• [Goal of the exercise]:
Reproduce the full listing below unchanged, apart from the pictures.

• [Material provided]:

☆ ☆ ☆

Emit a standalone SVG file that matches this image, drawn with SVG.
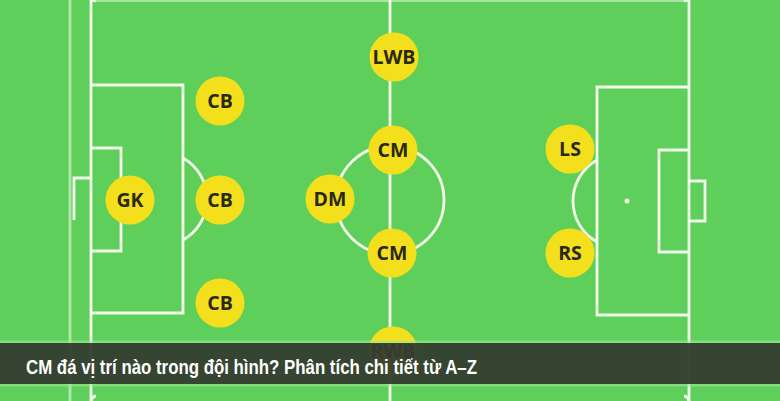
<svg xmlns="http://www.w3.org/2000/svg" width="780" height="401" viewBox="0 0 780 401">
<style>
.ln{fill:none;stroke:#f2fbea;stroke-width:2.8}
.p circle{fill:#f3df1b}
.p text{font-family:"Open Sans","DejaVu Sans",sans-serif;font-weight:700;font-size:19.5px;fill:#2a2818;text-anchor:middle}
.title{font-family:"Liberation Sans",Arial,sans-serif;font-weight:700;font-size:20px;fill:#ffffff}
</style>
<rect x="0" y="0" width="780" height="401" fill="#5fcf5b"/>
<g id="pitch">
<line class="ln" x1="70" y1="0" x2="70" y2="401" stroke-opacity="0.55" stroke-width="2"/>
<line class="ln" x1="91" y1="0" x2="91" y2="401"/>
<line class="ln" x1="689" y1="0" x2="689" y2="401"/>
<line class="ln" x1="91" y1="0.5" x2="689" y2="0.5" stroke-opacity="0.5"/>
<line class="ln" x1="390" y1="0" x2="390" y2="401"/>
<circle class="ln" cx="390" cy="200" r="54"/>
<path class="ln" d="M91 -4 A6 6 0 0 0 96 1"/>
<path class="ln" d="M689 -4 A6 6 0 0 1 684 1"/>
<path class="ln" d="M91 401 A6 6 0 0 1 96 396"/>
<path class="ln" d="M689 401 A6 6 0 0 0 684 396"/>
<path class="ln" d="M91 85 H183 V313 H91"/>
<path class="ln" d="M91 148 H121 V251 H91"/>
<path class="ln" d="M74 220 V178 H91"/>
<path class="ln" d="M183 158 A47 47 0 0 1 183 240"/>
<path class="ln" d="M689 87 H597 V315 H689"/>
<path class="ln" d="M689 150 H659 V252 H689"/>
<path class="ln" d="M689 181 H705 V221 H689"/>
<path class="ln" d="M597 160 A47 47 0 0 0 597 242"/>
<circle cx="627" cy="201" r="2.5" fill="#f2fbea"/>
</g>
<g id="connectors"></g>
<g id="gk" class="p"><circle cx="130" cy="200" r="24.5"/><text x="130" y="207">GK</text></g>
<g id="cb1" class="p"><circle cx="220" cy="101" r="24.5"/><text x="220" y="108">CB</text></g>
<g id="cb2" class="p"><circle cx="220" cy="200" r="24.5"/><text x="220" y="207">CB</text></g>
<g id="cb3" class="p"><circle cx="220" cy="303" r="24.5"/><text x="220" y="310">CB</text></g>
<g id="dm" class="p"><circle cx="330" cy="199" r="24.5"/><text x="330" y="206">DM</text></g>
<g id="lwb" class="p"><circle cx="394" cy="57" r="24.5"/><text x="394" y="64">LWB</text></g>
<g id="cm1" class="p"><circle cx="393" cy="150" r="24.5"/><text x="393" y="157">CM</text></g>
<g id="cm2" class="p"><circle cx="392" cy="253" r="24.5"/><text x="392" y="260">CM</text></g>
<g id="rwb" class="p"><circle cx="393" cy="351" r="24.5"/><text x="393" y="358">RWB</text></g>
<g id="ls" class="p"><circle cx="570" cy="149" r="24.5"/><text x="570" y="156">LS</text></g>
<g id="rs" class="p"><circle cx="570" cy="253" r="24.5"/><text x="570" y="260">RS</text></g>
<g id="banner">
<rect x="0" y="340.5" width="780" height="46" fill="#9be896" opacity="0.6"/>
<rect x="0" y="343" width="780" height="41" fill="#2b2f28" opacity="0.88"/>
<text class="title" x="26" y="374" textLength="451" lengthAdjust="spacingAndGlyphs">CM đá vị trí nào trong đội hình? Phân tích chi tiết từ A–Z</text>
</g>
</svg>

☆ ☆ ☆

• [Task answer]:
Emit a standalone SVG file that matches this image, drawn with SVG.
<svg xmlns="http://www.w3.org/2000/svg" width="780" height="401" viewBox="0 0 780 401">
<style>
.ln{fill:none;stroke:#f2fbea;stroke-width:2.8}
.p circle{fill:#f3df1b}
.p text{font-family:"Open Sans","DejaVu Sans",sans-serif;font-weight:700;font-size:19.5px;fill:#2a2818;text-anchor:middle}
.title{font-family:"Liberation Sans",Arial,sans-serif;font-weight:700;font-size:20px;fill:#ffffff}
</style>
<rect x="0" y="0" width="780" height="401" fill="#5fcf5b"/>
<g id="pitch">
<line class="ln" x1="70" y1="0" x2="70" y2="401" stroke-opacity="0.55" stroke-width="2"/>
<line class="ln" x1="91" y1="0" x2="91" y2="401"/>
<line class="ln" x1="689" y1="0" x2="689" y2="401"/>
<line class="ln" x1="91" y1="0.5" x2="689" y2="0.5" stroke-opacity="0.5"/>
<line class="ln" x1="390" y1="0" x2="390" y2="401"/>
<circle class="ln" cx="390" cy="200" r="54"/>
<path class="ln" d="M91 -4 A6 6 0 0 0 96 1"/>
<path class="ln" d="M689 -4 A6 6 0 0 1 684 1"/>
<path class="ln" d="M91 401 A6 6 0 0 1 96 396"/>
<path class="ln" d="M689 401 A6 6 0 0 0 684 396"/>
<path class="ln" d="M91 85 H183 V313 H91"/>
<path class="ln" d="M91 148 H121 V251 H91"/>
<path class="ln" d="M74 220 V178 H91"/>
<path class="ln" d="M183 158 A47 47 0 0 1 183 240"/>
<path class="ln" d="M689 87 H597 V315 H689"/>
<path class="ln" d="M689 150 H659 V252 H689"/>
<path class="ln" d="M689 181 H705 V221 H689"/>
<path class="ln" d="M597 160 A47 47 0 0 0 597 242"/>
<circle cx="627" cy="201" r="2.5" fill="#f2fbea"/>
</g>
<g id="connectors"></g>
<g id="gk" class="p"><circle cx="130" cy="200" r="24.5"/><text x="130" y="207">GK</text></g>
<g id="cb1" class="p"><circle cx="220" cy="101" r="24.5"/><text x="220" y="108">CB</text></g>
<g id="cb2" class="p"><circle cx="220" cy="200" r="24.5"/><text x="220" y="207">CB</text></g>
<g id="cb3" class="p"><circle cx="220" cy="303" r="24.5"/><text x="220" y="310">CB</text></g>
<g id="dm" class="p"><circle cx="330" cy="199" r="24.5"/><text x="330" y="206">DM</text></g>
<g id="lwb" class="p"><circle cx="394" cy="57" r="24.5"/><text x="394" y="64">LWB</text></g>
<g id="cm1" class="p"><circle cx="393" cy="150" r="24.5"/><text x="393" y="157">CM</text></g>
<g id="cm2" class="p"><circle cx="392" cy="253" r="24.5"/><text x="392" y="260">CM</text></g>
<g id="rwb" class="p"><circle cx="393" cy="351" r="24.5"/><text x="393" y="358">RWB</text></g>
<g id="ls" class="p"><circle cx="570" cy="149" r="24.5"/><text x="570" y="156">LS</text></g>
<g id="rs" class="p"><circle cx="570" cy="253" r="24.5"/><text x="570" y="260">RS</text></g>
<g id="banner">
<rect x="0" y="340.5" width="780" height="46" fill="#9be896" opacity="0.6"/>
<rect x="0" y="343" width="780" height="41" fill="#2b2f28" opacity="0.88"/>
<text class="title" x="26" y="374" textLength="451" lengthAdjust="spacingAndGlyphs">CM đá vị trí nào trong đội hình? Phân tích chi tiết từ A–Z</text>
</g>
</svg>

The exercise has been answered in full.